A pobreza energética resulta de um conjunto de fatores que se reforçam mutuamente: o preço da energia; os baixos rendimentos; a má qualidade da construção, que se traduz em níveis insatisfatórios de eficiência energética e de conforto térmico; ou ainda a ausência de uma política pública de habitação e de renovação dos edifícios. A Estratégia Nacional de Longo Prazo para o Combate à Pobreza Energética, lançada para consulta pública em abril de 2021 (e cuja versão final se desconhece), estima que estejam em situação de pobreza energética entre 1,9 e três milhões de pessoas, ainda que com diferentes graus de intensidade.

Perante este retrato, e num contexto marcado pela crise energética, esperar-se-ia que o Orçamento do Estado (OE) para 2023 avançasse medidas robustas para aliviar a pobreza energética. Contudo, este orçamento, que se diz de “estabilidade, confiança e compromisso” é, na verdade, apenas o último exemplo da política de mínimos que tem norteado os sucessivos governos nesta matéria. Atentemos em duas das principais medidas do OE (que, na realidade, entraram em vigor antes da sua apresentação) para “mitigar as subidas de preços e de juros": a redução do IVA na eletricidade e a transição para o mercado regulado de gás natural.

A redução do IVA na eletricidade para 6% é, na prática, um truque de algibeira, com um impacto residual – pouco mais de um euro – na fatura da maioria das famílias. É seletiva, uma vez que se aplica apenas aos consumos atualmente abrangidos pela taxa intermédia de 13% nas potências contratadas até 6,9kVA. O restante consumo continuará a ser taxado a 23%. Em Espanha, por exemplo, o Governo começou por baixar a taxa de 21% para 10% em junho de 2021 e, um ano depois, reduziu-a para 5%.

Já a transição para o mercado regulado de gás natural – que estabelece um regime excecional e temporário, sublinhe-se –, foi apresentada pelo Governo como a maior salvaguarda face aos aumentos anunciados por diversos comercializadores do mercado liberalizado ainda durante o verão. Talvez convenha lembrar que, em maio, o PS chumbou, ao lado da direita parlamentar, uma proposta do PCP neste sentido. Por outro lado, uma medida que não deveria acarretar quaisquer encargos para os consumidores tem sido ensombrada pela falta de informação clara e por penalizações (por exemplo, perdas de descontos associadas a contratos únicos de gás e eletricidade) que acabam por encarecer a fatura da eletricidade.

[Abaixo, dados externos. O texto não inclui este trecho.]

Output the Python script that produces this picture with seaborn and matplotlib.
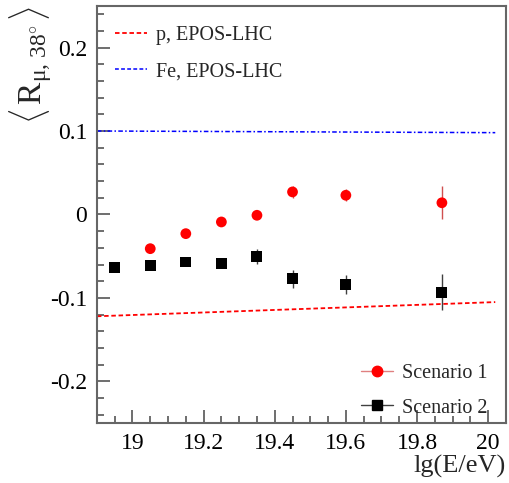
import numpy as np
import pandas as pd
import matplotlib.pyplot as plt
from matplotlib.lines import Line2D
from matplotlib.ticker import MultipleLocator
import seaborn as sns

# model expectations (EPOS-LHC)
model_lgE = [18.9, 20.02]
p_epos = [-0.122, -0.105]
fe_epos = [0.100, 0.098]

# scenario 1
s1_lgE = [19.05, 19.15, 19.25, 19.35, 19.45, 19.6, 19.87]
s1_val = [-0.041, -0.023, -0.009, -0.001, 0.027, 0.023, 0.014]
s1_err = [0.003, 0.003, 0.003, 0.004, 0.007, 0.007, 0.020]

# scenario 2
s2_lgE = [18.95, 19.05, 19.15, 19.25, 19.35, 19.45, 19.6, 19.87]
s2_val = [-0.063, -0.061, -0.057, -0.059, -0.050, -0.077, -0.084, -0.093]
s2_err = [0.004, 0.004, 0.004, 0.005, 0.009, 0.011, 0.011, 0.022]

sns.set_style('ticks')
plt.rcParams['font.family'] = ['Liberation Serif', 'DejaVu Serif']
plt.rcParams['mathtext.fontset'] = 'custom'
plt.rcParams['mathtext.rm'] = 'Liberation Serif'
plt.rcParams['mathtext.it'] = 'Liberation Serif:italic'

fig = plt.figure(figsize=(5.1, 4.83), dpi=100)
ax = fig.add_axes([0.190, 0.124, 0.802, 0.864])

df_model = pd.DataFrame({'lgE': model_lgE * 2,
                         'R': p_epos + fe_epos,
                         'model': ['p'] * 2 + ['Fe'] * 2})
sns.lineplot(data=df_model[df_model.model == 'p'], x='lgE', y='R', ax=ax,
             color='red', lw=1.3, legend=False)
ax.lines[-1].set_linestyle((0, (2.5, 1.5)))
sns.lineplot(data=df_model[df_model.model == 'Fe'], x='lgE', y='R', ax=ax,
             color='blue', lw=1.1, legend=False)
ax.lines[-1].set_linestyle((0, (3, 1.5, 1, 1.5)))

# data points with error bars
ax.errorbar(s1_lgE, s1_val, yerr=s1_err, fmt='none', ecolor='#d05050', lw=1)
ax.errorbar(s2_lgE, s2_val, yerr=s2_err, fmt='none', ecolor='#404040', lw=1)
sns.scatterplot(x=s1_lgE, y=s1_val, ax=ax, color='red', marker='o', s=60,
                edgecolor='none', zorder=5)
sns.scatterplot(x=s2_lgE, y=s2_val, ax=ax, color='black', marker='s', s=62,
                edgecolor='none', zorder=5)

ax.set_xlim(18.9, 20.05)
ax.set_ylim(-0.25, 0.25)
ax.xaxis.set_minor_locator(MultipleLocator(0.05))
ax.yaxis.set_minor_locator(MultipleLocator(0.02))
ax.set_xticks([19, 19.2, 19.4, 19.6, 19.8, 20])
ax.set_xticklabels(['19', '19.2', '19.4', '19.6', '19.8', '20'])
ax.set_yticks([-0.2, -0.1, 0, 0.1, 0.2])
ax.set_yticklabels(['-0.2', '-0.1', '0', '0.1', '0.2'])
ax.tick_params(which='both', direction='in', colors='#555555',
               labelcolor='black', labelsize=17, width=1.2)
ax.tick_params(which='major', length=9.5, pad=7)
ax.tick_params(which='minor', length=5)
for s in ax.spines.values():
    s.set_color('#666666')
    s.set_linewidth(1.5)

ax.set_xlabel('lg(E/eV)', fontsize=19, loc='right', labelpad=1)
ax.set_ylabel(r'$\langle\,\mathrm{R}_{\mathrm{\mu},\,38^{\circ}}\,\rangle$', fontsize=24,
              loc='top')
ax.yaxis.set_label_coords(-0.105, 1.0)

h1 = [Line2D([], [], color='red', ls=(0, (2.5, 1.5)), lw=1.3),
      Line2D([], [], color='blue', ls=(0, (2.5, 1.5)), lw=1.1)]
leg1 = ax.legend(h1, ['p, EPOS-LHC', 'Fe, EPOS-LHC'], loc='upper left',
                 bbox_to_anchor=(0.0, 0.995), frameon=False, fontsize=14.5,
                 handlelength=1.6, labelspacing=0.85, handletextpad=0.45)
ax.add_artist(leg1)
h2 = [Line2D([], [], color='#e08080', marker='o', ms=7.5, mfc='red', mec='red', lw=1),
      Line2D([], [], color='#404040', marker='s', ms=7.5, mfc='black', mec='black', lw=1)]
ax.legend(h2, ['Scenario 1', 'Scenario 2'], loc='lower right',
          bbox_to_anchor=(1.0, -0.03), frameon=False, fontsize=14.5,
          handlelength=1.6, labelspacing=0.75, handletextpad=0.45)

fig.savefig('out.png', dpi=100)
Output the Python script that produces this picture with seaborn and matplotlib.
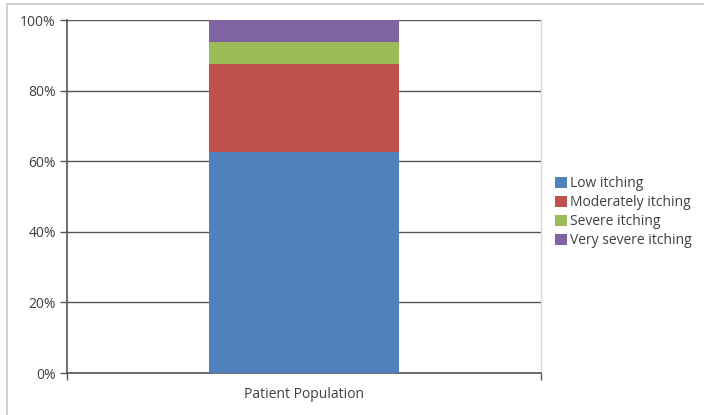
import matplotlib
matplotlib.use("Agg")
import matplotlib.pyplot as plt
import seaborn as sns
import pandas as pd
from matplotlib.patches import Patch, Rectangle

categories = ["Patient Population"]
series_names = ["Low itching", "Moderately itching", "Severe itching", "Very severe itching"]
series_values = [62.5, 25.0, 6.25, 6.25]
colors = ["#4F81BD", "#C0504D", "#9BBB59", "#8064A2"]
y_ticks = [0, 20, 40, 60, 80, 100]
y_tick_labels = ["0%", "20%", "40%", "60%", "80%", "100%"]

sns.set_theme(style="white")
plt.rcParams['font.family'] = ['Open Sans', 'DejaVu Sans']

fig = plt.figure(figsize=(7.04, 4.15), dpi=100)
ax = fig.add_axes([67/704, 42/415, (541-67)/704, (373-20)/415])

bottom = 0.0
for name, val, col in zip(series_names, series_values, colors):
    df = pd.DataFrame({"cat": categories, "val": [val]})
    sns.barplot(data=df, x="cat", y="val", color=col, bottom=bottom, width=0.4,
                saturation=1, ax=ax, zorder=3, linewidth=0)
    bottom += val

ax.set_xlim(-0.5, 0.5)
ax.set_ylim(0, 100)
ax.set_yticks(y_ticks)
ax.set_yticklabels(y_tick_labels, fontsize=10, color="#404040")
ax.set_xlabel("")
ax.set_ylabel("")
ax.tick_params(axis="x", length=0, labelsize=10, labelcolor="#404040", pad=10)
ax.set_xticks([-0.5, 0.5], minor=True)
ax.tick_params(axis="x", which="minor", length=5, width=1, color="#555555", direction="out", bottom=True)
ax.tick_params(axis="y", length=5, width=1, color="#555555", direction="out", left=True, pad=3)
ax.grid(axis="y", color="#555555", linewidth=1, zorder=0)
for s in ["left", "bottom"]:
    ax.spines[s].set_color("#555555")
    ax.spines[s].set_linewidth(1.2)
ax.spines["top"].set_visible(False)
ax.spines["right"].set_color("#d9d9d9")
ax.spines["right"].set_linewidth(1)

handles = [Patch(facecolor=c, edgecolor="none") for c in colors]
leg = fig.legend(handles, series_names, loc="upper left", bbox_to_anchor=(555/704, 1 - 176/415),
                 frameon=False, fontsize=10, handlelength=0.85, handleheight=0.85,
                 handletextpad=0.2, labelspacing=0.3, borderaxespad=0, borderpad=0)
for t in leg.get_texts():
    t.set_color("#404040")

fig.patches.append(Rectangle((7/704, -0.1), 1.0, 1 - 4/415 + 0.1, transform=fig.transFigure,
                             fill=False, edgecolor="#c8c8c8", linewidth=1.2))

fig.savefig("out.png", dpi=100)
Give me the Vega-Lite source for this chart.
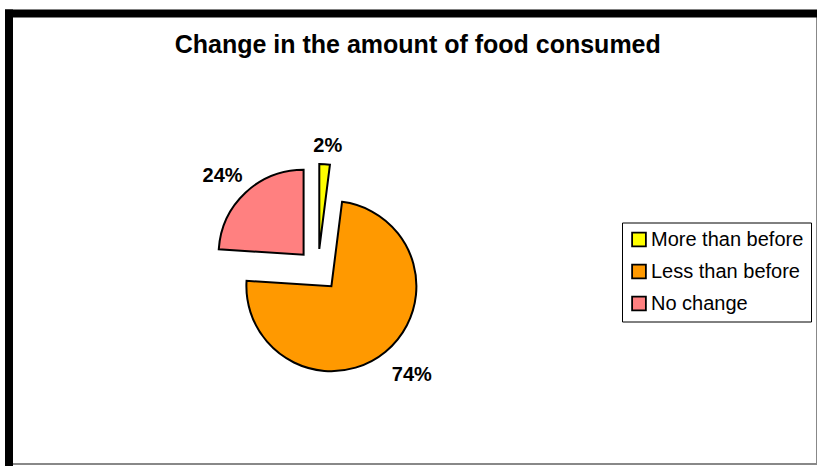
{
  "$schema": "https://vega.github.io/schema/vega-lite/v6.json",
  "width": 808.5,
  "height": 451,
  "autosize": "none",
  "padding": {"left": 8.5, "top": 13, "right": 0, "bottom": 2},
  "background": "white",
  "title": {
    "text": "Change in the amount of food consumed",
    "font": "Liberation Sans",
    "fontSize": 25,
    "fontWeight": "bold",
    "color": "#000",
    "anchor": "middle",
    "offset": -45,
    "dx": 5
  },
  "data": {
    "values": [
      {"category": "More than before", "value": 2, "rank": 10},
      {"category": "Less than before", "value": 74, "rank": 20},
      {"category": "No change", "value": 24, "rank": 30}
    ]
  },
  "transform": [
    {"stack": "value", "groupby": [], "sort": [{"field": "rank", "order": "ascending"}], "as": ["v0", "v9"]},
    {"calculate": "(datum.v0 + datum.v9) / 2", "as": "mid"},
    {"calculate": "datum.value + '%'", "as": "label"}
  ],
  "encoding": {
    "x": {
      "datum": 38.28,
      "type": "quantitative",
      "scale": {"domain": [0, 100]},
      "axis": {"orient": "top", "domain": true, "domainColor": "#000", "domainWidth": 8, "domainCap": "square", "labels": false, "ticks": false, "grid": false, "title": null}
    },
    "y": {
      "datum": 43.02,
      "type": "quantitative",
      "scale": {"domain": [0, 100]},
      "axis": {"orient": "left", "domain": true, "domainColor": "#000", "domainWidth": 8, "domainCap": "square", "labels": false, "ticks": false, "grid": false, "title": null}
    },
    "color": {
      "field": "category",
      "type": "nominal",
      "scale": {
        "domain": ["More than before", "Less than before", "No change"],
        "range": ["#FFFF00", "#FF9900", "#FF8080"]
      },
      "legend": {
        "orient": "none",
        "legendX": 613.5,
        "legendY": 209.5,
        "title": null,
        "symbolType": "square",
        "symbolSize": 190,
        "symbolStrokeColor": "#000",
        "symbolStrokeWidth": 1.8,
        "labelFont": "Liberation Sans",
        "labelFontSize": 20,
        "labelColor": "#000",
        "labelLimit": 400,
        "labelOffset": 2,
        "rowPadding": 10,
        "padding": 7,
        "strokeColor": "#000"
      }
    }
  },
  "layer": [
    {
      "transform": [{"filter": {"field": "category", "equal": "More than before"}}],
      "mark": {"type": "arc", "radius": 85, "stroke": "#000", "strokeWidth": 2, "strokeJoin": "miter", "xOffset": 1.3, "yOffset": -21},
      "encoding": {
        "theta": {"field": "v0", "type": "quantitative", "stack": null, "scale": {"domain": [0, 100]}},
        "theta2": {"field": "v9"}
      }
    },
    {
      "transform": [{"filter": {"field": "category", "equal": "Less than before"}}],
      "mark": {"type": "arc", "radius": 85, "stroke": "#000", "strokeWidth": 2, "strokeJoin": "miter", "xOffset": 13.4, "yOffset": 16.2},
      "encoding": {
        "theta": {"field": "v0", "type": "quantitative", "stack": null, "scale": {"domain": [0, 100]}},
        "theta2": {"field": "v9"}
      }
    },
    {
      "transform": [{"filter": {"field": "category", "equal": "No change"}}],
      "mark": {"type": "arc", "radius": 85, "stroke": "#000", "strokeWidth": 2, "strokeJoin": "miter", "xOffset": -14.4, "yOffset": -15.3},
      "encoding": {
        "theta": {"field": "v0", "type": "quantitative", "stack": null, "scale": {"domain": [0, 100]}},
        "theta2": {"field": "v9"}
      }
    },
    {
      "transform": [{"filter": {"field": "category", "equal": "More than before"}}],
      "mark": {"type": "text", "radius": 104, "font": "Liberation Sans", "fontSize": 20, "fontWeight": "bold", "align": "center", "baseline": "middle", "xOffset": 1.3, "yOffset": -21, "dx": 2, "dy": 1},
      "encoding": {
        "theta": {"field": "mid", "type": "quantitative", "stack": null, "scale": {"domain": [0, 100]}},
        "text": {"field": "label", "type": "nominal"},
        "color": {"value": "#000"}
      }
    },
    {
      "transform": [{"filter": {"field": "category", "equal": "Less than before"}}],
      "mark": {"type": "text", "radius": 120, "font": "Liberation Sans", "fontSize": 20, "fontWeight": "bold", "align": "center", "baseline": "middle", "xOffset": 13.4, "yOffset": 16.2, "dx": 4, "dy": -4},
      "encoding": {
        "theta": {"field": "mid", "type": "quantitative", "stack": null, "scale": {"domain": [0, 100]}},
        "text": {"field": "label", "type": "nominal"},
        "color": {"value": "#000"}
      }
    },
    {
      "transform": [{"filter": {"field": "category", "equal": "No change"}}],
      "mark": {"type": "text", "radius": 114, "font": "Liberation Sans", "fontSize": 20, "fontWeight": "bold", "align": "center", "baseline": "middle", "xOffset": -14.4, "yOffset": -15.3, "dx": -3, "dy": 4},
      "encoding": {
        "theta": {"field": "mid", "type": "quantitative", "stack": null, "scale": {"domain": [0, 100]}},
        "text": {"field": "label", "type": "nominal"},
        "color": {"value": "#000"}
      }
    }
  ],
  "config": {
    "view": {"stroke": "#888", "strokeWidth": 2},
    "axis": {"zindex": 1}
  }
}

De resto, o Governo continua a refugiar-se em medidas assistencialistas e, consequentemente, estigmatizantes, cuja eficácia na mitigação da pobreza energética é, no mínimo, contestável. Por exemplo, o programa “bilha solidária”, criado em março, consiste num apoio de dez euros por cada botija, no limite de uma unidade por mês (há que “incentivar” a poupança de energia, para evitar que se “consuma acima das possibilidades”), e destina-se aos beneficiários da tarifa social de energia elétrica e às famílias titulares de uma das prestações sociais mínimas.

O Ministro do Ambiente reconheceu recentemente que o programa não teve a adesão desejada, muito possivelmente por desconhecimento em relação à medida. Ora, ao contrário do que sucede com a tarifa social de energia, que é atribuída automaticamente aos agregados familiares elegíveis, a responsabilidade no acesso a apoios como a “bilha solidária” recai sobre esses mesmos agregados, que têm de se dirigir às suas juntas de freguesia munidos de uma série de comprovativos que atestem a sua elegibilidade, neste caso, a sua pobreza.

A denúncia de programas desta natureza não deve ser confundida com a crítica estéril que desvaloriza por completo a importância que um desconto de dez euros mensais pode representar para estas famílias. O gás engarrafado continua a ser usado por mais de dois milhões de famílias, nomeadamente as mais pobres, todavia, não é englobado pela tarifa social de energia (que inclui eletricidade e gás natural, perfazendo um total de 860 mil beneficiários) e não conta com qualquer redução de IVA. Por conseguinte, a limitação do preço máximo de venda de gás engarrafado ao público, em vigor pelo menos até ao final de outubro, deveria tornar-se definitiva.

Não deve subestimar-se a importância destas medidas e, sobretudo, da tarifa social de energia – o último reduto, a par das tarifas reguladas da eletricidade e do gás natural, da presença do Estado na provisão de serviços energéticos essenciais. No entanto, a erradicação da pobreza energética está longe de se esgotar em medidas pontuais. Pelo contrário, exige políticas universais e estruturais, que vão da reabilitação e renovação energética do parque habitacional, à extinção dos mercados liberalizados em todo o setor da energia.